Leonard Leo, executive vice president of the conservative Federalist Society, described the Pennsylvania senator's performance as "spectacular." He said "conservatives were really nervous" about Specter last year because "they weren't sure the chairman would understand that there's a bit of difference between being a rank-and-file member of the committee, where you can be a maverick, and being chairman, where you really do have to be an umpire."
But when Specter posed the first set of questions on the right to privacy and the way that relates to Roe v. Wade, Leo said, he helped mollify Democrats and "set a tone" for the rest of the hearings. "I would much prefer to have Chairman Specter asking [Roberts] those questions than a hysterical Democrat," Leo said. "It always helps to have someone who is viewed a little more objectively running the proceedings."

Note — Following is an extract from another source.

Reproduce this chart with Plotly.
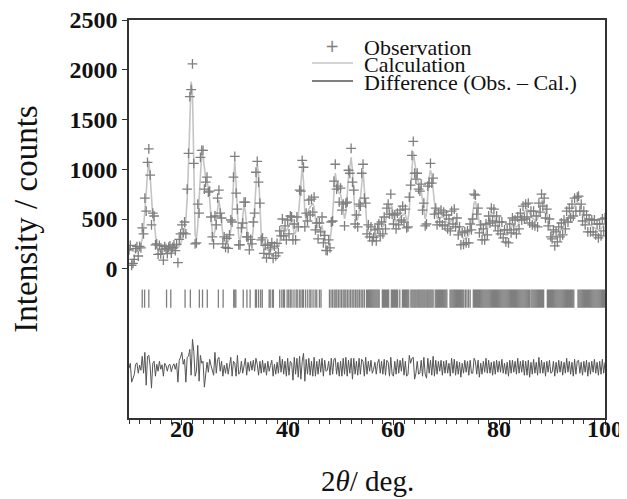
import numpy as np
import plotly.graph_objects as go

# 2theta grid of the step scan (0.25 deg steps from 10 to 100)
two_theta = np.round(np.arange(10.0, 100.0001, 0.25), 2)

# Calculated intensity (counts), 20 values per 5 deg
calculation = [
    200, 195, 185, 175, 170, 172, 178, 188, 205, 240, 300, 410, 560, 760, 960, 1085, 930, 650, 520, 470,
    330, 220, 185, 175, 170, 172, 176, 182, 188, 193, 197, 200, 203, 205, 205, 203, 205, 212, 225, 250,
    290, 330, 390, 500, 700, 1050, 1550, 1880, 1780, 900, 340, 300, 430, 700, 1000, 1150, 1130, 1000, 910, 870,
    820, 700, 500, 360, 330, 380, 500, 630, 690, 600, 450, 340, 300, 275, 265, 275, 310, 390, 560, 860,
    1090, 850, 480, 310, 290, 350, 520, 640, 580, 400, 270, 230, 235, 280, 400, 600, 880, 1050, 950, 600,
    350, 240, 205, 195, 190, 188, 188, 190, 192, 195, 198, 200, 205, 220, 270, 380, 420, 400, 370, 380,
    400, 430, 470, 480, 420, 350, 360, 430, 520, 680, 900, 1030, 880, 560, 480, 550, 600, 620, 640, 660,
    620, 480, 400, 370, 380, 420, 430, 350, 265, 225, 212, 230, 290, 380, 550, 800, 960, 870, 780, 760,
    750, 680, 560, 500, 560, 760, 920, 1020, 1120, 990, 700, 520, 480, 500, 560, 700, 880, 990, 800, 560,
    420, 380, 360, 350, 340, 335, 340, 350, 360, 370, 390, 410, 420, 440, 480, 540, 600, 640, 650, 620,
    540, 480, 470, 480, 500, 520, 530, 540, 550, 540, 500, 490, 600, 800, 1050, 1180, 1080, 960, 900, 870,
    840, 780, 680, 560, 500, 560, 740, 920, 990, 940, 800, 640, 540, 510, 500, 510, 520, 520, 510, 490,
    470, 460, 460, 470, 490, 510, 520, 500, 450, 410, 370, 340, 320, 305, 300, 310, 320, 340, 380, 450,
    560, 660, 680, 620, 540, 460, 400, 360, 340, 340, 360, 400, 460, 520, 560, 560, 540, 500, 460, 430,
    410, 400, 390, 370, 350, 340, 340, 350, 380, 420, 440, 440, 430, 420, 430, 460, 500, 540, 560, 580,
    590, 600, 590, 560, 530, 510, 500, 490, 480, 500, 560, 630, 680, 690, 660, 600, 540, 480, 430, 380,
    350, 330, 320, 320, 330, 350, 370, 400, 420, 440, 460, 490, 520, 550, 580, 600, 620, 630, 650, 660,
    660, 640, 600, 560, 520, 490, 470, 460, 450, 440, 430, 420, 410, 400, 400, 390, 390, 400, 420, 440, 460,
]

# Difference Obs. - Cal. (counts)
difference = [
    -10, 40, -150, -120, -75, 30, 45, -60, 20, -30, 110, -60, 150, -180, 110, 120, 10, -210, 40, 60,
    -90, 30, -40, 60, -20, 25, -90, 40, 15, -40, 20, 30, -45, 10, 35, -20, 40, -150, 70, 100,
    150, 30, 80, -150, 100, 110, 180, -80, 280, 160, -90, -40, 220, -140, 120, 40, 60, -200, -40, 50,
    -50, 80, 20, -40, -80, 150, -60, 80, 100, -40, 60, -90, 20, -60, 40, -70, 30, 100, -90, 60,
    40, -90, 120, -70, -50, 60, -60, 30, 90, -80, 50, -40, 60, -30, 70, -40, 90, 30, -80, 60,
    -60, 70, -50, 40, -80, 60, -40, 20, 70, -90, 30, -70, 50, -60, 110, -50, 80, -70, 60, -90,
    90, -80, 60, 40, -130, 100, -70, 90, -100, 110, -120, 60, 140, -140, 80, -70, 90, -80, 60, -90,
    100, -90, 60, -70, 80, -50, 90, -90, 70, -40, -30, 60, -80, 90, -70, 80, 90, -70, 50, -90,
    60, -90, 90, -70, 100, -90, 70, -60, 90, -120, 90, -70, 60, -80, 90, -70, 80, 60, -90, 100,
    -70, 60, -40, 70, -60, -20, 50, -70, 40, 80, -60, 60, -70, 80, -80, 70, 50, -90, 100, -70,
    -90, 60, -70, 80, -60, 70, -40, 90, -80, 60, -90, -70, 120, 40, 90, 100, -120, -60, 60, -70,
    -60, 70, -90, 100, -70, -110, 90, -60, 70, -80, 110, -90, 70, -70, 60, -40, 70, -80, 60, -60,
    70, -60, 40, -90, 90, -60, 80, -80, 60, -70, 50, -100, 40, -60, 70, -50, 60, -80, 70, -60,
    -60, 90, 60, -70, 70, -100, 40, -70, 60, -50, 90, -60, 70, -60, 50, -80, 60, -70, 70, -50,
    60, -50, 80, -60, 40, -70, 50, -90, 70, -60, 70, -50, 60, -70, 90, -60, 60, -50, 70, -80,
    60, -80, 70, -100, 50, -70, 80, -60, 50, -80, 100, -60, 70, -60, 50, -90, 60, -50, 70, -60,
    -50, 60, -90, 50, -60, 70, -50, 60, -80, 50, -60, 90, -50, 60, -70, 50, -90, 80, -70, 60,
    70, -60, 50, -80, 60, -50, 70, -90, 50, -70, 60, -50, 80, -60, 50, -80, 60, -70, 80, -60, 50,
]

observation = [c + d for c, d in zip(calculation, difference)]

# Bragg reflection positions (2theta, deg)
reflections = [
    12.5, 12.95, 13.75, 17.1, 17.9, 20.6, 21.6, 23.3, 23.9, 24.8, 26.9, 27.8,
    29.8, 30.0, 30.2, 31.6, 32.3, 32.9, 33.9, 34.1, 34.5, 34.9, 35.2,
    36.5, 36.7, 37.1, 37.3, 38.5, 38.9, 39.2, 39.4, 39.9, 40.2, 40.5, 40.8,
    41.2, 41.6, 41.8, 42.2, 42.5, 42.8, 43.0, 43.4, 43.8, 44.2, 44.4, 44.8,
    45.2, 45.5, 46.0, 46.3, 47.9, 48.2, 48.5, 48.8, 49.1, 49.3, 49.6, 49.9,
    50.2, 50.5, 50.8, 51.0, 51.3, 51.6, 51.9, 52.2, 52.5, 52.8, 53.1, 53.3,
    53.6, 53.9, 54.2, 54.5,
    54.9, 55.1, 55.3, 55.5, 55.7, 55.9, 56.1, 56.3, 56.5, 56.7, 56.9, 57.1, 57.3,
    57.9, 58.1, 58.3, 58.5, 58.7, 58.9, 59.1,
    59.6, 59.8, 60.0, 60.2, 60.4, 60.6, 60.8, 61.2,
    61.7, 61.9, 62.1, 62.3, 62.5, 62.7, 62.9,
    63.3, 63.5, 63.7, 63.9, 64.1, 64.3,
    64.6, 64.8, 65.0, 65.2, 65.4, 65.6, 65.8, 66.0,
    66.3, 66.5, 66.7, 66.9, 67.1, 67.3, 67.5,
    67.9, 68.1, 68.3, 68.5, 68.7, 68.9, 69.1, 69.3, 69.5, 69.7, 69.9, 70.1,
    70.7, 70.9, 71.1, 71.3, 71.5, 71.7, 71.9, 72.1, 72.3, 72.5, 72.7, 72.9, 73.1, 73.3,
    73.6, 73.9, 74.2, 74.5,
    75.1, 75.3, 75.5, 75.7, 75.9, 76.1, 76.3, 76.5, 76.7, 76.9, 77.1, 77.3, 77.5, 77.7,
    77.9, 78.1, 78.3, 78.5, 78.7, 78.9, 79.1, 79.3, 79.5, 79.7, 79.9, 80.1, 80.3, 80.5,
    80.7, 80.9, 81.1, 81.3, 81.5, 81.7, 81.9, 82.1, 82.3, 82.5, 82.7, 82.9, 83.1, 83.3,
    83.5, 83.7, 83.9, 84.1, 84.3, 84.5, 84.7, 84.9, 85.1, 85.3, 85.5, 85.7,
    86.0, 86.2, 86.4, 86.6, 86.8, 87.0, 87.2, 87.4, 87.6, 87.8, 88.0, 88.2, 88.4,
    89.1, 89.3, 89.5, 89.7, 89.9, 90.1, 90.3, 90.5, 90.7, 90.9, 91.1, 91.3, 91.5,
    91.7, 91.9, 92.1, 92.3, 92.5, 92.7, 92.9, 93.1, 93.3, 93.5, 93.7, 93.9, 94.1,
    94.9, 95.1, 95.3, 95.5, 95.7, 95.9, 96.1, 96.3, 96.5, 96.7, 96.9, 97.1, 97.3,
    97.5, 97.7, 97.9, 98.1, 98.3, 98.5, 98.7, 98.9, 99.1, 99.3, 99.5, 99.7, 99.9,
]

y_ticks = [0, 500, 1000, 1500, 2000, 2500]
x_ticks = [20, 40, 60, 80, 100]
x_tick_labels = ["20", "40", "60", "80", "100"]
reflection_level = -300
difference_offset = -990

legend_labels = ["Observation", "Calculation", "Difference (Obs. \u2013 Cal.)"]

OBS_COLOR = "#7f7f7f"
CALC_COLOR = "#c4c4c4"
DIFF_COLOR = "#555555"
AXIS_COLOR = "#333333"
TEXT_COLOR = "#111111"
FONT = "Liberation Serif"

fig = go.Figure()

fig.add_trace(go.Scatter(
    x=two_theta, y=calculation, mode="lines",
    line=dict(color=CALC_COLOR, width=1.6), showlegend=False,
))
fig.add_trace(go.Scatter(
    x=two_theta, y=observation, mode="markers",
    marker=dict(symbol="cross-thin", size=7, line=dict(color=OBS_COLOR, width=1.3)),
    showlegend=False,
))
fig.add_trace(go.Scatter(
    x=reflections, y=[reflection_level] * len(reflections), mode="markers",
    marker=dict(symbol="line-ns", size=13, line=dict(color=OBS_COLOR, width=1.3)),
    showlegend=False,
))
fig.add_trace(go.Scatter(
    x=two_theta, y=[d + difference_offset for d in difference], mode="lines",
    line=dict(color=DIFF_COLOR, width=1), showlegend=False,
))

# x tick labels placed close under the axis, as in the reference
for v, lab in zip(x_ticks, x_tick_labels):
    fig.add_annotation(x=v, y=0, xref="x", yref="paper", text=lab, showarrow=False,
                       xanchor="center", yanchor="top", yshift=4,
                       font=dict(family=FONT, size=24, weight="bold", color=TEXT_COLOR))

# Hand-built legend (compact line spacing as in the reference); positions are
# given in screen pixels of the plot area (left 129, top 20, 476 x 398)
def px_x(p):
    return (p - 129) / 476

def px_y(p):
    return (418 - p) / 398

fig.add_annotation(x=0.5, y=px_y(481), xref="paper", yref="paper",
                   text="2<i>\u03b8</i>/ deg.", showarrow=False,
                   xanchor="center", yanchor="middle",
                   font=dict(family=FONT, size=29, color=TEXT_COLOR))

rows_y = [47, 65, 83]
fig.add_annotation(x=px_x(332), y=px_y(rows_y[0] - 1), xref="paper", yref="paper",
                   text="+", showarrow=False, xanchor="center", yanchor="middle",
                   font=dict(family="DejaVu Sans", size=17, color=OBS_COLOR))
fig.add_shape(type="line", xref="paper", yref="paper",
              x0=px_x(312), x1=px_x(353), y0=px_y(rows_y[1] - 2), y1=px_y(rows_y[1] - 2),
              line=dict(color=CALC_COLOR, width=1.5))
fig.add_shape(type="line", xref="paper", yref="paper",
              x0=px_x(312), x1=px_x(353), y0=px_y(rows_y[2] - 2), y1=px_y(rows_y[2] - 2),
              line=dict(color=DIFF_COLOR, width=1.3))
for label, ry in zip(legend_labels, rows_y):
    fig.add_annotation(x=px_x(362), y=px_y(ry), xref="paper", yref="paper",
                       text=label, showarrow=False, xanchor="left", yanchor="middle",
                       font=dict(family=FONT, size=22, color=TEXT_COLOR))

# the page body adds an 8 px margin, so the figure is 8 px smaller each way
fig.update_layout(
    width=619, height=491,
    margin=dict(l=121, r=22, t=12, b=81, autoexpand=False),
    paper_bgcolor="white", plot_bgcolor="white",
    font=dict(family=FONT, color=TEXT_COLOR),
    showlegend=False,
)
fig.update_xaxes(
    range=[10, 100], tickvals=x_ticks, showticklabels=False, automargin=False,
    ticks="outside", ticklen=5, tickwidth=1.3, tickcolor=AXIS_COLOR,
    minor=dict(dtick=2, tick0=10, ticks="outside", ticklen=4, tickwidth=1.1, tickcolor=AXIS_COLOR),
    showline=True, linecolor=AXIS_COLOR, linewidth=1.6, mirror=True,
    showgrid=False, zeroline=False,
)
fig.update_yaxes(
    range=[-1500, 2500], tickvals=y_ticks, automargin=False,
    ticks="outside", ticklen=5, tickwidth=1.3, tickcolor=AXIS_COLOR,
    showline=True, linecolor=AXIS_COLOR, linewidth=1.6, mirror=True,
    showgrid=False, zeroline=False, ticklabeloverflow="allow",
    tickfont=dict(family=FONT, size=24, weight="bold", color=TEXT_COLOR),
    title=dict(text="Intensity / counts", font=dict(family=FONT, size=33, color=TEXT_COLOR), standoff=22),
)

fig.write_html("out.html")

Even officials at Focus on the Family, a group that stridently opposes abortion, whose leaders last fall blasted Specter as "untrustworthy" and revved up opposition to his chairmanship, said they did not believe that the chairman had crossed an antagonistic line with his questions this week.
Bruce Hausknecht, a Focus on the Family judicial analyst, said Specter could have been more of a champion of Roberts. Still, he went on to say, "Specter tested [Roberts] once or twice but then let the witness answer the way he wanted. I think we can grade him at above-average."
But LaRue said she found a lot to "fault with Senator Specter's questioning," particularly his query about whether Roberts thought Roe v. Wade was "super-duper [legal] precedent."
"You can only go so far," LaRue said. "Trying to get [Roberts] to commit to upholding Roe, ... it was inappropriate."